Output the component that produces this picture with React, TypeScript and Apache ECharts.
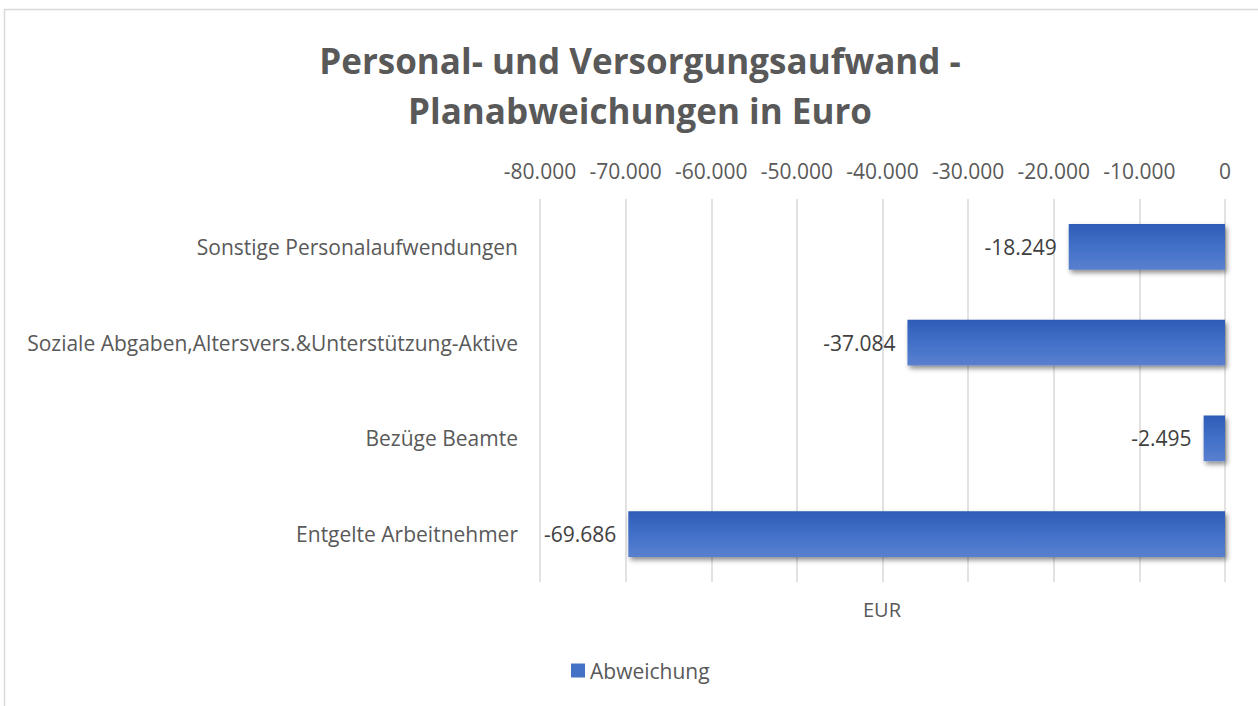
import React, { useEffect, useRef } from "react";
import * as echarts from "echarts";

const categories = [
  "Sonstige Personalaufwendungen",
  "Soziale Abgaben,Altersvers.&Unterstützung-Aktive",
  "Bezüge Beamte",
  "Entgelte Arbeitnehmer",
];
const values = [-18249, -37084, -2495, -69686];
const seriesName = "Abweichung";
const axisMin = -80000;
const axisMax = 0;
const axisInterval = 10000;
const titleText = "Personal- und Versorgungsaufwand -\nPlanabweichungen in Euro";
const axisTitle = "EUR";

const fmt = (v: number) => {
  const neg = v < 0;
  const s = Math.abs(Math.round(v)).toString().replace(/\B(?=(\d{3})+(?!\d))/g, ".");
  return (neg ? "-" : "") + s;
};

const FONT = "'Open Sans', 'Noto Sans', sans-serif";

export default function App() {
  const ref = useRef<HTMLDivElement>(null);
  useEffect(() => {
    if (!ref.current) return;
    const chart = echarts.init(ref.current, undefined, { renderer: "svg" });
    const barColor = new echarts.graphic.LinearGradient(0, 0, 0, 1, [
      { offset: 0, color: "#2E5CB6" },
      { offset: 0.5, color: "#4170C8" },
      { offset: 1, color: "#5A80CE" },
    ]);
    chart.setOption({
      animation: false,
      backgroundColor: "#ffffff",
      textStyle: { fontFamily: FONT },
      title: {
        text: titleText,
        left: 635,
        top: 30,
        textAlign: "center",
        textStyle: {
          fontFamily: FONT,
          fontSize: 35,
          fontWeight: "bold",
          color: "#595959",
          lineHeight: 50,
        },
      },
      legend: {
        bottom: 20,
        left: 566,
        itemWidth: 14,
        itemHeight: 14,
        itemGap: 6,
        icon: "rect",
        textStyle: { fontFamily: FONT, fontSize: 21, color: "#595959" },
        data: [{ name: seriesName, itemStyle: { color: "#4472C4" } }],
      },
      grid: { left: 540, right: 33, top: 199, bottom: 124, containLabel: false },
      xAxis: {
        type: "value",
        position: "top",
        min: axisMin,
        max: axisMax,
        interval: axisInterval,
        axisLine: { show: false },
        axisTick: { show: false },
        splitLine: { show: true, lineStyle: { color: "#d9d9d9", width: 1.5 } },
        axisLabel: {
          fontFamily: FONT,
          fontSize: 21,
          color: "#595959",
          margin: 18,
          formatter: (v: number) => fmt(v),
        },
      },
      yAxis: {
        type: "category",
        inverse: true,
        data: categories,
        axisLine: { show: false },
        axisTick: { show: false },
        axisLabel: { fontFamily: FONT, fontSize: 21, color: "#595959", margin: 22 },
      },
      series: [
        {
          name: seriesName,
          type: "bar",
          data: values,
          barWidth: "48%",
          itemStyle: {
            color: barColor,
            shadowColor: "rgba(0,0,0,0.45)",
            shadowBlur: 5,
            shadowOffsetX: 2,
            shadowOffsetY: 3,
          },
          label: {
            show: true,
            position: "left",
            distance: 12,
            fontFamily: FONT,
            fontSize: 21,
            color: "#404040",
            formatter: (p: any) => fmt(p.value),
          },
        },
      ],
      graphic: [
        {
          type: "rect",
          shape: { x: 4.5, y: 9.5, width: 1400, height: 900 },
          style: { fill: "none", stroke: "#d9d9d9", lineWidth: 1.5 },
          silent: true,
        },
        {
          type: "text",
          x: 882,
          y: 609,
          style: {
            text: axisTitle,
            font: "20px 'Open Sans', sans-serif",
            fill: "#595959",
            align: "center",
            verticalAlign: "middle",
          },
        },
      ],
    });
    return () => chart.dispose();
  }, []);
  return (
    <div
      ref={ref}
      style={{ position: "fixed", left: 0, top: 0, width: 1258, height: 706 }}
    />
  );
}
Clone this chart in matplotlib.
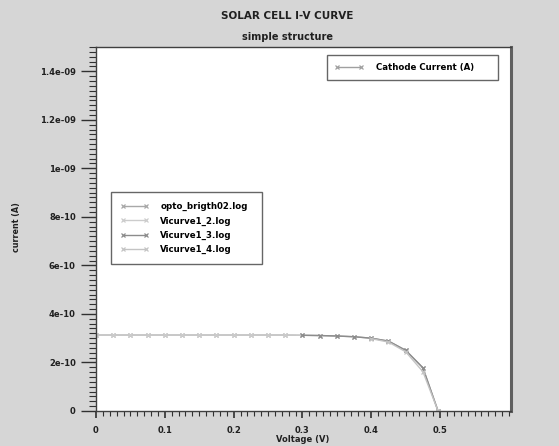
import matplotlib
matplotlib.use("Agg")
import matplotlib.pyplot as plt
from matplotlib.ticker import MultipleLocator, FuncFormatter

# voltajes (V) y corrientes (A)
v_full = [0.0, 0.025, 0.05, 0.075, 0.1, 0.125, 0.15, 0.175, 0.2, 0.225, 0.25,
          0.275, 0.3, 0.325, 0.35, 0.375, 0.4, 0.425, 0.45, 0.475, 0.497]
i_full = [3.13e-10, 3.13e-10, 3.13e-10, 3.13e-10, 3.13e-10, 3.13e-10, 3.13e-10,
          3.13e-10, 3.13e-10, 3.13e-10, 3.13e-10, 3.13e-10, 3.12e-10, 3.11e-10,
          3.09e-10, 3.06e-10, 3.00e-10, 2.88e-10, 2.50e-10, 1.78e-10, 0.0]

v_low = [0.0, 0.025, 0.05, 0.075, 0.1, 0.125, 0.15, 0.175, 0.2, 0.225, 0.25, 0.275, 0.3]
i_low = [3.13e-10, 3.13e-10, 3.13e-10, 3.13e-10, 3.13e-10, 3.13e-10, 3.13e-10,
         3.13e-10, 3.13e-10, 3.13e-10, 3.13e-10, 3.13e-10, 3.12e-10]

v_mid = [0.3, 0.325, 0.35, 0.375, 0.4, 0.425, 0.45, 0.475, 0.497]
i_mid = [3.12e-10, 3.11e-10, 3.09e-10, 3.06e-10, 3.00e-10, 2.88e-10, 2.50e-10, 1.78e-10, 0.0]

v_high = [0.4, 0.425, 0.45, 0.475, 0.497]
i_high = [2.98e-10, 2.84e-10, 2.44e-10, 1.62e-10, 0.0]

series_labels = ["opto_brigth02.log", "Vicurve1_2.log", "Vicurve1_3.log", "Vicurve1_4.log"]
series_colors = ["#a8a8a8", "#cccccc", "#8c8c8c", "#c4c4c4"]

x_ticks = [0, 0.1, 0.2, 0.3, 0.4, 0.5]
y_ticks = [0, 2e-10, 4e-10, 6e-10, 8e-10, 1e-09, 1.2e-09, 1.4e-09]

plt.rcParams['font.family'] = ['DejaVu Sans']

fig = plt.figure(figsize=(5.59, 4.46), dpi=100)
fig.patch.set_facecolor("#d6d6d6")
ax = fig.add_axes([96 / 559, 1 - 411 / 446, 415 / 559, 364 / 446])
ax.set_facecolor("white")

datos = [(v_full, i_full), (v_low, i_low), (v_mid, i_mid), (v_high, i_high)]
lineas = []
for (vx, iy), lab, col in zip(datos, series_labels, series_colors):
    ln, = ax.plot(vx, iy, color=col, lw=1.0, marker="x", ms=3.5, mew=0.9, label=lab)
    lineas.append(ln)

ax.set_xlim(0, 0.603)
ax.set_ylim(0, 1.5e-9)
ax.set_xticks(x_ticks)
ax.set_yticks(y_ticks)
ax.xaxis.set_minor_locator(MultipleLocator(0.01))
ax.yaxis.set_minor_locator(MultipleLocator(2e-11))
ax.xaxis.set_major_formatter(FuncFormatter(lambda v, p: f"{v:g}"))
ax.yaxis.set_major_formatter(FuncFormatter(lambda v, p: f"{v:g}"))

ax.tick_params(axis="y", which="major", length=10.5, width=1, color="#303030",
               pad=4, labelsize=6, labelcolor="#202020")
ax.tick_params(axis="y", which="minor", length=5, width=0.8, color="#303030")
ax.tick_params(axis="x", which="major", length=5, width=1.2, color="#303030",
               pad=6, labelsize=6, labelcolor="#202020")
ax.tick_params(axis="x", which="minor", length=3.5, width=0.8, color="#303030")
for lbl in ax.get_xticklabels() + ax.get_yticklabels():
    lbl.set_fontweight("bold")

for s in ["left", "bottom", "top"]:
    ax.spines[s].set_color("#404040")
    ax.spines[s].set_linewidth(1.0)
ax.spines["right"].set_color("#606060")
ax.spines["right"].set_linewidth(2.2)

fig.text(287 / 559, 1 - 16 / 446, "SOLAR CELL I-V CURVE", ha="center", va="center",
         fontsize=7.5, fontweight="bold", color="#202020")
fig.text(287 / 559, 1 - 37 / 446, "simple structure", ha="center", va="center",
         fontsize=7, fontweight="bold", color="#202020")
fig.text(16 / 559, 1 - 227 / 446, "current (A)", rotation=90, ha="center", va="center",
         fontsize=5.8, fontweight="bold", color="#202020")
fig.text(303 / 559, 1 - 440 / 446, "Voltage (V)", ha="center", va="center",
         fontsize=6, fontweight="bold", color="#202020")

# leyenda superior (corriente de catodo)
cat, = ax.plot([], [], color="#a0a0a0", lw=1.0, marker="x", ms=3.5, mew=0.9)
leg1 = ax.legend([cat], ["Cathode Current (A)"], loc="upper left",
                 bbox_to_anchor=((327 - 96) / 415, (411 - 55) / 364, (498 - 327) / 415, 0.0),
                 mode="expand", frameon=True, fancybox=False, borderaxespad=0, numpoints=2,
                 handlelength=3.3, handletextpad=1.5, borderpad=0.9,
                 prop={"weight": "bold", "size": 6.2})
leg1.get_frame().set_edgecolor("#404040")
leg1.get_frame().set_linewidth(1.0)
ax.add_artist(leg1)

leg2 = ax.legend(lineas, series_labels, loc="upper left",
                 bbox_to_anchor=((110.7 - 96) / 415, (411 - 192) / 364, (262 - 110.7) / 415, 0.0),
                 mode="expand", frameon=True, fancybox=False, borderaxespad=0, numpoints=2,
                 handlelength=3.3, handletextpad=1.3, borderpad=1.15, labelspacing=0.62,
                 prop={"weight": "bold", "size": 6.2})
leg2.get_frame().set_edgecolor("#404040")
leg2.get_frame().set_linewidth(1.0)

fig.savefig("out.png", dpi=100, facecolor=fig.get_facecolor())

- _Problem requirements_
Nothing but the lines above, starting at the line that contains "Clone this chart in matplotlib." and ending at the line that contains "from matplotlib.ticker import", should be given again, exactly and without the pictures.

- _Result of the task_
Clone this chart in matplotlib.
import matplotlib
matplotlib.use("Agg")
import matplotlib.pyplot as plt
from matplotlib.ticker import MultipleLocator, FuncFormatter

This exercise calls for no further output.